§ **WHAT TO WORK ON**: Give the number of lines holding the string "matplotlib", and nothing else.

§ **DATA EXCERPT**:
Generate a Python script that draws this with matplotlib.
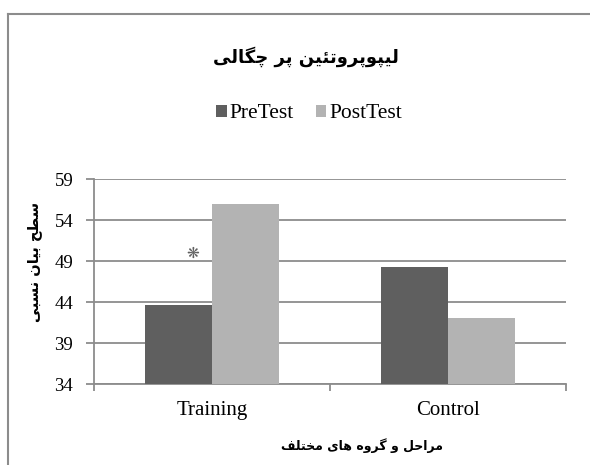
import numpy as np
import matplotlib
matplotlib.use('Agg')
import matplotlib.pyplot as plt
from matplotlib.lines import Line2D

groups = ['Training', 'Control']
series = ['PreTest', 'PostTest']
pre_test = [43.6, 48.3]
post_test = [55.9, 42.0]
y_ticks = [34, 39, 44, 49, 54, 59]
title_fa = 'لیپوپروتئین پر چگالی'
xlabel_fa = 'مراحل و گروه های مختلف'
ylabel_fa = 'سطح بیان نسبی'
star_pos = (-0.08, 49.9)

# simple persian shaping (no reshaper lib available)
# letter: (isolated, final, initial, medial); initial/medial None = right-joining only
forms = {
	'ا': ('\uFE8D', '\uFE8E', None, None),
	'ب': ('\uFE8F', '\uFE90', '\uFE91', '\uFE92'),
	'پ': ('\uFB56', '\uFB57', '\uFB58', '\uFB59'),
	'ت': ('\uFE95', '\uFE96', '\uFE97', '\uFE98'),
	'ئ': ('\uFE89', '\uFE8A', '\uFE8B', '\uFE8C'),
	'چ': ('\uFB7A', '\uFB7B', '\uFB7C', '\uFB7D'),
	'ح': ('\uFEA1', '\uFEA2', '\uFEA3', '\uFEA4'),
	'خ': ('\uFEA5', '\uFEA6', '\uFEA7', '\uFEA8'),
	'ر': ('\uFEAD', '\uFEAE', None, None),
	'س': ('\uFEB1', '\uFEB2', '\uFEB3', '\uFEB4'),
	'ط': ('\uFEC1', '\uFEC2', '\uFEC3', '\uFEC4'),
	'ف': ('\uFED1', '\uFED2', '\uFED3', '\uFED4'),
	'گ': ('\uFB92', '\uFB93', '\uFB94', '\uFB95'),
	'ل': ('\uFEDD', '\uFEDE', '\uFEDF', '\uFEE0'),
	'م': ('\uFEE1', '\uFEE2', '\uFEE3', '\uFEE4'),
	'ن': ('\uFEE5', '\uFEE6', '\uFEE7', '\uFEE8'),
	'ه': ('\uFEE9', '\uFEEA', '\uFEEB', '\uFEEC'),
	'و': ('\uFEED', '\uFEEE', None, None),
	'ی': ('\uFBFC', '\uFBFD', '\uFBFE', '\uFBFF'),
}

def shape(txt):
	out = []
	for i, c in enumerate(txt):
		if c not in forms:
			out.append(c)
			continue
		prev = txt[i - 1] if i > 0 else ' '
		nxt = txt[i + 1] if i < len(txt) - 1 else ' '
		join_prev = prev in forms and forms[prev][2] is not None
		join_next = forms[c][2] is not None and nxt in forms
		f = forms[c]
		if join_prev and join_next:
			out.append(f[3])
		elif join_prev:
			out.append(f[1])
		elif join_next:
			out.append(f[2])
		else:
			out.append(f[0])
	return ''.join(out)[::-1]

serif = ['Liberation Serif', 'DejaVu Serif']
plt.rcParams['font.family'] = serif

fig = plt.figure(figsize=(5.9, 4.65), dpi=100)
ax = fig.add_axes([94 / 590, 1 - 384 / 465, 472 / 590, 205 / 465])

x = np.arange(len(groups))
w = 0.284
ax.bar(x - w / 2, pre_test, w, color='#5f5f5f', label=series[0], zorder=3)
ax.bar(x + w / 2, post_test, w, color='#b3b3b3', label=series[1], zorder=3)

ax.set_xlim(-0.5, 1.5)
ax.set_ylim(34, 59)
ax.set_yticks(y_ticks)
ax.yaxis.grid(True, color='#8c8c8c', linewidth=1.3, zorder=0)
ax.set_xticks(x)
ax.set_xticklabels(groups, fontsize=15)
ax.set_xticks([-0.5, 0.5, 1.5], minor=True)
ax.tick_params(axis='x', which='major', length=0, pad=12)
ax.tick_params(axis='x', which='minor', length=5, width=1.3, color='#8c8c8c')
ax.tick_params(axis='y', length=6, width=1.3, color='#8c8c8c', labelsize=13.5, pad=9)
for s in ['top', 'right']:
	ax.spines[s].set_visible(False)
for s in ['left', 'bottom']:
	ax.spines[s].set_color('#8c8c8c')
	ax.spines[s].set_linewidth(1.3)

ax.text(star_pos[0], star_pos[1], '❋', fontsize=11, color='#606060',
	ha='center', va='center', family=['DejaVu Sans'])

leg = fig.legend(loc='center', bbox_to_anchor=(309 / 590, 1 - 114 / 465), ncol=2,
	frameon=False, fontsize=15.5, handlelength=0.5, handleheight=0.5,
	handletextpad=0.15, columnspacing=1.0)

fig.text(306 / 590, 1 - 57 / 465, shape(title_fa), ha='center', va='center',
	fontsize=13, fontweight='bold', family=['DejaVu Sans'])
fig.text(362 / 590, 1 - 446 / 465, shape(xlabel_fa), ha='center', va='center',
	fontsize=9, fontweight='bold', family=['DejaVu Sans'])
fig.text(34 / 590, 1 - 262 / 465, shape(ylabel_fa), ha='center', va='center',
	rotation=90, fontsize=10.5, fontweight='bold', family=['DejaVu Sans'])

# outer frame (top and left edges only)
fig.add_artist(Line2D([8 / 590, 1], [1 - 14 / 465, 1 - 14 / 465], color='#8c8c8c', linewidth=1.5))
fig.add_artist(Line2D([8 / 590, 8 / 590], [0, 1 - 14 / 465], color='#8c8c8c', linewidth=1.5))

fig.savefig('out.png', dpi=100)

§ **SOLVED PROBLEM**: 5